--- SOURCE DATA ---

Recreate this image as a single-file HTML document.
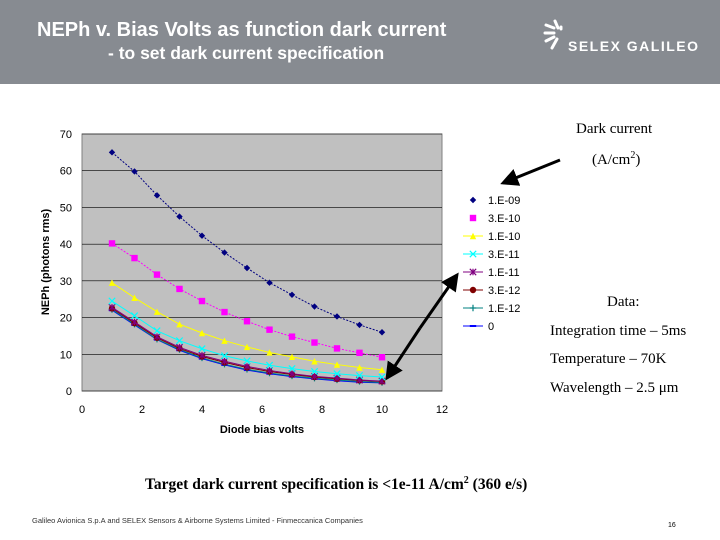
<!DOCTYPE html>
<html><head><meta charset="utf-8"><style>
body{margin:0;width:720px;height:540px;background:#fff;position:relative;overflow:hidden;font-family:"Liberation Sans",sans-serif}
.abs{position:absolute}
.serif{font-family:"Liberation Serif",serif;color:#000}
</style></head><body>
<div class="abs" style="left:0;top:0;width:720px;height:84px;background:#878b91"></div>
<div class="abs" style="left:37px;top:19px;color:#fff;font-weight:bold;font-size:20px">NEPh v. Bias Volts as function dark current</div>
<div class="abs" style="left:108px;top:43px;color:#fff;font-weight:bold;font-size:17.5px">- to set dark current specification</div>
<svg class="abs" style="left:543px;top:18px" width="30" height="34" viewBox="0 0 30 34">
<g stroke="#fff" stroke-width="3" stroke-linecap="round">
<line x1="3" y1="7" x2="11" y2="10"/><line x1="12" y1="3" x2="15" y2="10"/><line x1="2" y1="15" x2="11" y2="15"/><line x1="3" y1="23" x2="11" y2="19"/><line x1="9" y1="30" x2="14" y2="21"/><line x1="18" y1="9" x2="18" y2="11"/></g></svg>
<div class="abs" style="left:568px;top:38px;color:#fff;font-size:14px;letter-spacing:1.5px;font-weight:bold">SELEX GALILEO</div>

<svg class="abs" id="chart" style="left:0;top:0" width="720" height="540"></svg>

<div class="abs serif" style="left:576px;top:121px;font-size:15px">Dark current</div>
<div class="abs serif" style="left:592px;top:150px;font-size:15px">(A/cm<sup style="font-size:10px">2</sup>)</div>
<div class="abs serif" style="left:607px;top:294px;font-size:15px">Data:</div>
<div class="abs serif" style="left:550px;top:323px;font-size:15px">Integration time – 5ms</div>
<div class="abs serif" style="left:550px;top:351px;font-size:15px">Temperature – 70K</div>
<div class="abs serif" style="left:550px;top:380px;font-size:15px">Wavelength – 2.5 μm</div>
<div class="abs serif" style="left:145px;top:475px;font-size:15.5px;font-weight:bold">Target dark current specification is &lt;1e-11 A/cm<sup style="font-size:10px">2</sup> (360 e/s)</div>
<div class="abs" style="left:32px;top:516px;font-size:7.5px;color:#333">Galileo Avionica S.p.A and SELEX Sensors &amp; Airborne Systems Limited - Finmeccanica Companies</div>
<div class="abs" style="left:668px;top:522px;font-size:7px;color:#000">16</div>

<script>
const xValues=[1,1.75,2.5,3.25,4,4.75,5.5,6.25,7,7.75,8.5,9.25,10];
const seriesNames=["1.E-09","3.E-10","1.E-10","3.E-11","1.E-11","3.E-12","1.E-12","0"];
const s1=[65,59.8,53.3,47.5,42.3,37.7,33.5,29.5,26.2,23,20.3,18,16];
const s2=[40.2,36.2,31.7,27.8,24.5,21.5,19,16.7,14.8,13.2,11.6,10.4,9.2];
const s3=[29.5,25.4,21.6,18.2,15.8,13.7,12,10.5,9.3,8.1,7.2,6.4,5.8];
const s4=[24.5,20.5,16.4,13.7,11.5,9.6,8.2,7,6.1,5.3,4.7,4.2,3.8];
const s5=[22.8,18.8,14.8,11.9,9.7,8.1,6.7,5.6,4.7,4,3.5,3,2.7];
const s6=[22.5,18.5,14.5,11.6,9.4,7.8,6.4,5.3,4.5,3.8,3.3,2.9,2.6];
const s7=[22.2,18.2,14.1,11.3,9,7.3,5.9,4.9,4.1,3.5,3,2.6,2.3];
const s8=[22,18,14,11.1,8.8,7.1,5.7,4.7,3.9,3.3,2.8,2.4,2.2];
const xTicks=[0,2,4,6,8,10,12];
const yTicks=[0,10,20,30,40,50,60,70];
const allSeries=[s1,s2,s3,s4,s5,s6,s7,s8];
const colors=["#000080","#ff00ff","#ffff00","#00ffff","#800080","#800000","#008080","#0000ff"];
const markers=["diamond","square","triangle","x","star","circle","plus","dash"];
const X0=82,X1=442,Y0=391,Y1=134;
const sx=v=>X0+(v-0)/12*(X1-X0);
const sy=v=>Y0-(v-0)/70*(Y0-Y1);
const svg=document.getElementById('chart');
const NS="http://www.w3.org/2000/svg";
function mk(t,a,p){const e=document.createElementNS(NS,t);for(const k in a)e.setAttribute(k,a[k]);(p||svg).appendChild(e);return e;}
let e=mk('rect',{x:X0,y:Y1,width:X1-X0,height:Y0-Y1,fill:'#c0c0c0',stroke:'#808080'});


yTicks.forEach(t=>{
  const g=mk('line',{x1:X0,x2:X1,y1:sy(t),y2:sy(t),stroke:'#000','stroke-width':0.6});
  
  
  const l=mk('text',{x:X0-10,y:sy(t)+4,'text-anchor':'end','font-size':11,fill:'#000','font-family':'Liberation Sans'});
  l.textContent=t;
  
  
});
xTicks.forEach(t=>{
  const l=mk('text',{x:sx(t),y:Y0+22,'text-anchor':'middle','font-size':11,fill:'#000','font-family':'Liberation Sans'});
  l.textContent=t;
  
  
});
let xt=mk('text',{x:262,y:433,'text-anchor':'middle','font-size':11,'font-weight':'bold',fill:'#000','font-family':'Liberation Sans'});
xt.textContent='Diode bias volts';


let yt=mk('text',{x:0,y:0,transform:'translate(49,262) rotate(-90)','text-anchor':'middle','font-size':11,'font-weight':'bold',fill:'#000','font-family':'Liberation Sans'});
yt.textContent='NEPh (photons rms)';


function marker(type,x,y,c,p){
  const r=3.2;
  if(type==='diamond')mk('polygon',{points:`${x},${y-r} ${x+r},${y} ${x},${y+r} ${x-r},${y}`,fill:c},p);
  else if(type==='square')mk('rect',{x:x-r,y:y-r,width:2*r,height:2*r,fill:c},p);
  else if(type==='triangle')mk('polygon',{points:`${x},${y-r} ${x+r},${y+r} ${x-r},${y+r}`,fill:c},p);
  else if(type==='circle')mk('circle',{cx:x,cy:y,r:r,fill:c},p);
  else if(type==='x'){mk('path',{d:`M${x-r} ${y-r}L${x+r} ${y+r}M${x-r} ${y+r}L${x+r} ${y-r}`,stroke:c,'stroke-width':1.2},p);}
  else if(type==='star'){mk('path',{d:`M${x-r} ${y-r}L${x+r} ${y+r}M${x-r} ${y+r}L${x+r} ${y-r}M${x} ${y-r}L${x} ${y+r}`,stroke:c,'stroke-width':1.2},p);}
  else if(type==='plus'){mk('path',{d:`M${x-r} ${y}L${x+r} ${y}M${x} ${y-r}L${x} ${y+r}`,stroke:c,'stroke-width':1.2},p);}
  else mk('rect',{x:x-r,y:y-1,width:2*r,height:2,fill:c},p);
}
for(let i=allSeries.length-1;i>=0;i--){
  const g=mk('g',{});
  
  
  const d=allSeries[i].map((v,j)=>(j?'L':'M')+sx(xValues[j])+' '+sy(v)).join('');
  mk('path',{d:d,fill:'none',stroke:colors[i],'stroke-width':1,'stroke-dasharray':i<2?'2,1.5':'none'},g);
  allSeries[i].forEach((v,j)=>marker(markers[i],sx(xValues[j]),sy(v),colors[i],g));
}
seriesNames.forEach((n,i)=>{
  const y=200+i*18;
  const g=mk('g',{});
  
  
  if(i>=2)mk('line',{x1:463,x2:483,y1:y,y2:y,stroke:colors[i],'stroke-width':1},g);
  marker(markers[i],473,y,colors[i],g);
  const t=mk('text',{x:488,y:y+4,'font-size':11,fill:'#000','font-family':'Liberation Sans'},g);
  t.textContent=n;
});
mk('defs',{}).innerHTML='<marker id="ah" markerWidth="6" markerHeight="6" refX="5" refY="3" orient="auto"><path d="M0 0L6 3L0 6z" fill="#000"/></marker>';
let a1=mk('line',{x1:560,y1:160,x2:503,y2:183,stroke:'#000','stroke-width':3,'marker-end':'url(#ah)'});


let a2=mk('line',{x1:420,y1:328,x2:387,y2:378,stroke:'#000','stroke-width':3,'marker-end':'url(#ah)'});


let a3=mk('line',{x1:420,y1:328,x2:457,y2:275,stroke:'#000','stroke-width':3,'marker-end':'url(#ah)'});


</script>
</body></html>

---

■ DIRECTIONS:
Search the data for "document". Copy every line that has it.

■ REPLY:
Recreate this image as a single-file HTML document.
const svg=document.getElementById('chart');
function mk(t,a,p){const e=document.createElementNS(NS,t);for(const k in a)e.setAttribute(k,a[k]);(p||svg).appendChild(e);return e;}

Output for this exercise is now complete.